▶ [Instruction]:
Quote every line below exactly as it reads.

--*--

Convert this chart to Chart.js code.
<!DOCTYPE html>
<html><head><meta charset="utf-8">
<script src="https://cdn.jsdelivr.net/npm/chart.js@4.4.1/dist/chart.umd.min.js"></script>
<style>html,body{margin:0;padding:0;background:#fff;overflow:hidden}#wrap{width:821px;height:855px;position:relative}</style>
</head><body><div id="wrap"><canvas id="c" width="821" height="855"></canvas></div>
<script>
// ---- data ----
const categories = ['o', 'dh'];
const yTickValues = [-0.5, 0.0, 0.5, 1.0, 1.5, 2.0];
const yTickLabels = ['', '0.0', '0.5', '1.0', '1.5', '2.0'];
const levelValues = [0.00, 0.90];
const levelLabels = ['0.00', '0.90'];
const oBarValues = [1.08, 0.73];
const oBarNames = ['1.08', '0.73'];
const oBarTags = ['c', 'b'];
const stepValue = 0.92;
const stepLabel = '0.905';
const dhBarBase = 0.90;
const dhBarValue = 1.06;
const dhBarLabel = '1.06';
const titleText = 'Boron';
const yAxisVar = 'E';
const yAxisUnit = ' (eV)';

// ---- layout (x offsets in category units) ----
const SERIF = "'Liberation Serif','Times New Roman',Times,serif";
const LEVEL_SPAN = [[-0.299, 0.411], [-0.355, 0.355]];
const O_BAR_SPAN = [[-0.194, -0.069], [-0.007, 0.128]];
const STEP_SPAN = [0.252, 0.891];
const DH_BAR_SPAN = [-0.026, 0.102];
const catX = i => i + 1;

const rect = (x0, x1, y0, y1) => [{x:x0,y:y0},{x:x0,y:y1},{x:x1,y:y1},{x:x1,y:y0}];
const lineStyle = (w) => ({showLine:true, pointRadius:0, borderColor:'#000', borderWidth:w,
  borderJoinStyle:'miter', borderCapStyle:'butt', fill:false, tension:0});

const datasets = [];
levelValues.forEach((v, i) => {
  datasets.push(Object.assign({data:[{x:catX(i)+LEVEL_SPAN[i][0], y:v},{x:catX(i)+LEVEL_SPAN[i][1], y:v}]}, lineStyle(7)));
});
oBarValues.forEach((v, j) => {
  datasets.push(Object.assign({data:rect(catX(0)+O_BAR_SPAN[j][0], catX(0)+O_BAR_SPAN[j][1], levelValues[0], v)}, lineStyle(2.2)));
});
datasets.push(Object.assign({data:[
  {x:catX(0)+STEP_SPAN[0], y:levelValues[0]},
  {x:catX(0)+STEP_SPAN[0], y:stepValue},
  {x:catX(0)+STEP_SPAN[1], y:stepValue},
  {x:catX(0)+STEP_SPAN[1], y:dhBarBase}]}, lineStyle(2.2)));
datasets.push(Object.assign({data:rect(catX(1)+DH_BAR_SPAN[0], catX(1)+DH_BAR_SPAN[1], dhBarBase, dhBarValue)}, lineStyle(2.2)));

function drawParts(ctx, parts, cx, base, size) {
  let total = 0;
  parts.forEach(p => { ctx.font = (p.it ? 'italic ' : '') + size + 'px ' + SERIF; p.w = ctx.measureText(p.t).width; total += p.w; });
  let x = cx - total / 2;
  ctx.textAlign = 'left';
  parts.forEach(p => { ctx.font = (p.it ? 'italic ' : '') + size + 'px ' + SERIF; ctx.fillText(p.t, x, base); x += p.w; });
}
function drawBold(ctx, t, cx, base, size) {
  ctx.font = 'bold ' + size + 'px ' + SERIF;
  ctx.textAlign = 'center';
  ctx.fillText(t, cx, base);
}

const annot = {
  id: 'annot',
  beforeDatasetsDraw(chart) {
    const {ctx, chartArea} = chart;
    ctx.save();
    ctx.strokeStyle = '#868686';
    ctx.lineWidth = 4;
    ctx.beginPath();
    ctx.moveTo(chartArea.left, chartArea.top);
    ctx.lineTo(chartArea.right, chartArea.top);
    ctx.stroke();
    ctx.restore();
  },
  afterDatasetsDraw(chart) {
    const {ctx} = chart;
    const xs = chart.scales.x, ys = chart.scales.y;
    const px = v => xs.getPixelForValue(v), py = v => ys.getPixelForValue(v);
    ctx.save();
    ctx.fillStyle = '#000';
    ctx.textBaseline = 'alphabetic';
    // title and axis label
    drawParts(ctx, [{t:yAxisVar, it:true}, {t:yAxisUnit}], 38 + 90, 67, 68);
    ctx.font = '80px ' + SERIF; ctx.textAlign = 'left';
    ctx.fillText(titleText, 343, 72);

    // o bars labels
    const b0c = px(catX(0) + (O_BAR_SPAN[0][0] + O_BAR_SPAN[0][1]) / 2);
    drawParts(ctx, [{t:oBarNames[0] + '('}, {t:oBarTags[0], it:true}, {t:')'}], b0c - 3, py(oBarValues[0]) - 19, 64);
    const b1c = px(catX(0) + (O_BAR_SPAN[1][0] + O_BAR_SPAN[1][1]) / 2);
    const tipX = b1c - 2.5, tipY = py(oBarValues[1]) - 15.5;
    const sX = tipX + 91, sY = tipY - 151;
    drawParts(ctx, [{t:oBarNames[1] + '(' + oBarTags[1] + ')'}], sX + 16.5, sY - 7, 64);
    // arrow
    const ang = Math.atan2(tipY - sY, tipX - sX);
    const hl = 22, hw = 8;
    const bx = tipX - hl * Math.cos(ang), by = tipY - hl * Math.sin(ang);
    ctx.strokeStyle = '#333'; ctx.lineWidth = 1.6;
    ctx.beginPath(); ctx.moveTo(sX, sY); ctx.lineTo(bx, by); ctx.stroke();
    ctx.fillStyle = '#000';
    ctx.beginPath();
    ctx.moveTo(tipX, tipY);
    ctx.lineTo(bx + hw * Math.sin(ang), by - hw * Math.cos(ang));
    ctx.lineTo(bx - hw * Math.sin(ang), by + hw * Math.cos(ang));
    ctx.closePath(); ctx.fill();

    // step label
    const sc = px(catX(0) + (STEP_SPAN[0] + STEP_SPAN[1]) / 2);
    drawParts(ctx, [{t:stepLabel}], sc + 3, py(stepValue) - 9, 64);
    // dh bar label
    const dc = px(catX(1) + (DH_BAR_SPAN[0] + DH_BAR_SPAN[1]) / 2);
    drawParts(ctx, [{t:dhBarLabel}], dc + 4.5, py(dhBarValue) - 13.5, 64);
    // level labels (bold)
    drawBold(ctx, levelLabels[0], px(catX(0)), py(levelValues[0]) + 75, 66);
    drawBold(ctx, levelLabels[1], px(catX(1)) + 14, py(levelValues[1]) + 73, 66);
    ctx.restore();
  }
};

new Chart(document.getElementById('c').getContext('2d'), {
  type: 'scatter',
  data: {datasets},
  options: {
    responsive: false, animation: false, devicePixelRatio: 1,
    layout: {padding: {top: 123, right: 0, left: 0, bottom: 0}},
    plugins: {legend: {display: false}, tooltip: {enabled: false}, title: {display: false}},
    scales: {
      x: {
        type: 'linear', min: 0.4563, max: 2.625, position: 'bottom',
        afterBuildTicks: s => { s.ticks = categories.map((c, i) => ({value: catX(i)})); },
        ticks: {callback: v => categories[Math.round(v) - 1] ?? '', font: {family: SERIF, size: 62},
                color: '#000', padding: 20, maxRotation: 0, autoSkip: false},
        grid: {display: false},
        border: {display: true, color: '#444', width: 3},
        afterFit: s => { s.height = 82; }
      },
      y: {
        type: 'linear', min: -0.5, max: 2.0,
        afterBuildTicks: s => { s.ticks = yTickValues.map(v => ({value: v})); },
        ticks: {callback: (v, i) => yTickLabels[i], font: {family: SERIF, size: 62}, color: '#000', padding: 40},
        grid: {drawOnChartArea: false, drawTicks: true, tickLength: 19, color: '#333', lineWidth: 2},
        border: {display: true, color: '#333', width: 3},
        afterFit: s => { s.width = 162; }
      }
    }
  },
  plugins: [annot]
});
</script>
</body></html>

--*--

▶ [Answer in full]:
Convert this chart to Chart.js code.
<!DOCTYPE html>
<html><head><meta charset="utf-8">
<script src="https://cdn.jsdelivr.net/npm/chart.js@4.4.1/dist/chart.umd.min.js"></script>
<style>html,body{margin:0;padding:0;background:#fff;overflow:hidden}#wrap{width:821px;height:855px;position:relative}</style>
</head><body><div id="wrap"><canvas id="c" width="821" height="855"></canvas></div>
<script>
// ---- data ----
const categories = ['o', 'dh'];
const yTickValues = [-0.5, 0.0, 0.5, 1.0, 1.5, 2.0];
const yTickLabels = ['', '0.0', '0.5', '1.0', '1.5', '2.0'];
const levelValues = [0.00, 0.90];
const levelLabels = ['0.00', '0.90'];
const oBarValues = [1.08, 0.73];
const oBarNames = ['1.08', '0.73'];
const oBarTags = ['c', 'b'];
const stepValue = 0.92;
const stepLabel = '0.905';
const dhBarBase = 0.90;
const dhBarValue = 1.06;
const dhBarLabel = '1.06';
const titleText = 'Boron';
const yAxisVar = 'E';
const yAxisUnit = ' (eV)';

// ---- layout (x offsets in category units) ----
const SERIF = "'Liberation Serif','Times New Roman',Times,serif";
const LEVEL_SPAN = [[-0.299, 0.411], [-0.355, 0.355]];
const O_BAR_SPAN = [[-0.194, -0.069], [-0.007, 0.128]];
const STEP_SPAN = [0.252, 0.891];
const DH_BAR_SPAN = [-0.026, 0.102];
const catX = i => i + 1;

const rect = (x0, x1, y0, y1) => [{x:x0,y:y0},{x:x0,y:y1},{x:x1,y:y1},{x:x1,y:y0}];
const lineStyle = (w) => ({showLine:true, pointRadius:0, borderColor:'#000', borderWidth:w,
  borderJoinStyle:'miter', borderCapStyle:'butt', fill:false, tension:0});

const datasets = [];
levelValues.forEach((v, i) => {
  datasets.push(Object.assign({data:[{x:catX(i)+LEVEL_SPAN[i][0], y:v},{x:catX(i)+LEVEL_SPAN[i][1], y:v}]}, lineStyle(7)));
});
oBarValues.forEach((v, j) => {
  datasets.push(Object.assign({data:rect(catX(0)+O_BAR_SPAN[j][0], catX(0)+O_BAR_SPAN[j][1], levelValues[0], v)}, lineStyle(2.2)));
});
datasets.push(Object.assign({data:[
  {x:catX(0)+STEP_SPAN[0], y:levelValues[0]},
  {x:catX(0)+STEP_SPAN[0], y:stepValue},
  {x:catX(0)+STEP_SPAN[1], y:stepValue},
  {x:catX(0)+STEP_SPAN[1], y:dhBarBase}]}, lineStyle(2.2)));
datasets.push(Object.assign({data:rect(catX(1)+DH_BAR_SPAN[0], catX(1)+DH_BAR_SPAN[1], dhBarBase, dhBarValue)}, lineStyle(2.2)));

function drawParts(ctx, parts, cx, base, size) {
  let total = 0;
  parts.forEach(p => { ctx.font = (p.it ? 'italic ' : '') + size + 'px ' + SERIF; p.w = ctx.measureText(p.t).width; total += p.w; });
  let x = cx - total / 2;
  ctx.textAlign = 'left';
  parts.forEach(p => { ctx.font = (p.it ? 'italic ' : '') + size + 'px ' + SERIF; ctx.fillText(p.t, x, base); x += p.w; });
}
function drawBold(ctx, t, cx, base, size) {
  ctx.font = 'bold ' + size + 'px ' + SERIF;
  ctx.textAlign = 'center';
  ctx.fillText(t, cx, base);
}

const annot = {
  id: 'annot',
  beforeDatasetsDraw(chart) {
    const {ctx, chartArea} = chart;
    ctx.save();
    ctx.strokeStyle = '#868686';
    ctx.lineWidth = 4;
    ctx.beginPath();
    ctx.moveTo(chartArea.left, chartArea.top);
    ctx.lineTo(chartArea.right, chartArea.top);
    ctx.stroke();
    ctx.restore();
  },
  afterDatasetsDraw(chart) {
    const {ctx} = chart;
    const xs = chart.scales.x, ys = chart.scales.y;
    const px = v => xs.getPixelForValue(v), py = v => ys.getPixelForValue(v);
    ctx.save();
    ctx.fillStyle = '#000';
    ctx.textBaseline = 'alphabetic';
    // title and axis label
    drawParts(ctx, [{t:yAxisVar, it:true}, {t:yAxisUnit}], 38 + 90, 67, 68);
    ctx.font = '80px ' + SERIF; ctx.textAlign = 'left';
    ctx.fillText(titleText, 343, 72);

    // o bars labels
    const b0c = px(catX(0) + (O_BAR_SPAN[0][0] + O_BAR_SPAN[0][1]) / 2);
    drawParts(ctx, [{t:oBarNames[0] + '('}, {t:oBarTags[0], it:true}, {t:')'}], b0c - 3, py(oBarValues[0]) - 19, 64);
    const b1c = px(catX(0) + (O_BAR_SPAN[1][0] + O_BAR_SPAN[1][1]) / 2);
    const tipX = b1c - 2.5, tipY = py(oBarValues[1]) - 15.5;
    const sX = tipX + 91, sY = tipY - 151;
    drawParts(ctx, [{t:oBarNames[1] + '(' + oBarTags[1] + ')'}], sX + 16.5, sY - 7, 64);
    // arrow
    const ang = Math.atan2(tipY - sY, tipX - sX);
    const hl = 22, hw = 8;
    const bx = tipX - hl * Math.cos(ang), by = tipY - hl * Math.sin(ang);
    ctx.strokeStyle = '#333'; ctx.lineWidth = 1.6;
    ctx.beginPath(); ctx.moveTo(sX, sY); ctx.lineTo(bx, by); ctx.stroke();
    ctx.fillStyle = '#000';
    ctx.beginPath();
    ctx.moveTo(tipX, tipY);
    ctx.lineTo(bx + hw * Math.sin(ang), by - hw * Math.cos(ang));
    ctx.lineTo(bx - hw * Math.sin(ang), by + hw * Math.cos(ang));
    ctx.closePath(); ctx.fill();

    // step label
    const sc = px(catX(0) + (STEP_SPAN[0] + STEP_SPAN[1]) / 2);
    drawParts(ctx, [{t:stepLabel}], sc + 3, py(stepValue) - 9, 64);
    // dh bar label
    const dc = px(catX(1) + (DH_BAR_SPAN[0] + DH_BAR_SPAN[1]) / 2);
    drawParts(ctx, [{t:dhBarLabel}], dc + 4.5, py(dhBarValue) - 13.5, 64);
    // level labels (bold)
    drawBold(ctx, levelLabels[0], px(catX(0)), py(levelValues[0]) + 75, 66);
    drawBold(ctx, levelLabels[1], px(catX(1)) + 14, py(levelValues[1]) + 73, 66);
    ctx.restore();
  }
};

new Chart(document.getElementById('c').getContext('2d'), {
  type: 'scatter',
  data: {datasets},
  options: {
    responsive: false, animation: false, devicePixelRatio: 1,
    layout: {padding: {top: 123, right: 0, left: 0, bottom: 0}},
    plugins: {legend: {display: false}, tooltip: {enabled: false}, title: {display: false}},
    scales: {
      x: {
        type: 'linear', min: 0.4563, max: 2.625, position: 'bottom',
        afterBuildTicks: s => { s.ticks = categories.map((c, i) => ({value: catX(i)})); },
        ticks: {callback: v => categories[Math.round(v) - 1] ?? '', font: {family: SERIF, size: 62},
                color: '#000', padding: 20, maxRotation: 0, autoSkip: false},
        grid: {display: false},
        border: {display: true, color: '#444', width: 3},
        afterFit: s => { s.height = 82; }
      },
      y: {
        type: 'linear', min: -0.5, max: 2.0,
        afterBuildTicks: s => { s.ticks = yTickValues.map(v => ({value: v})); },
        ticks: {callback: (v, i) => yTickLabels[i], font: {family: SERIF, size: 62}, color: '#000', padding: 40},
        grid: {drawOnChartArea: false, drawTicks: true, tickLength: 19, color: '#333', lineWidth: 2},
        border: {display: true, color: '#333', width: 3},
        afterFit: s => { s.width = 162; }
      }
    }
  },
  plugins: [annot]
});
</script>
</body></html>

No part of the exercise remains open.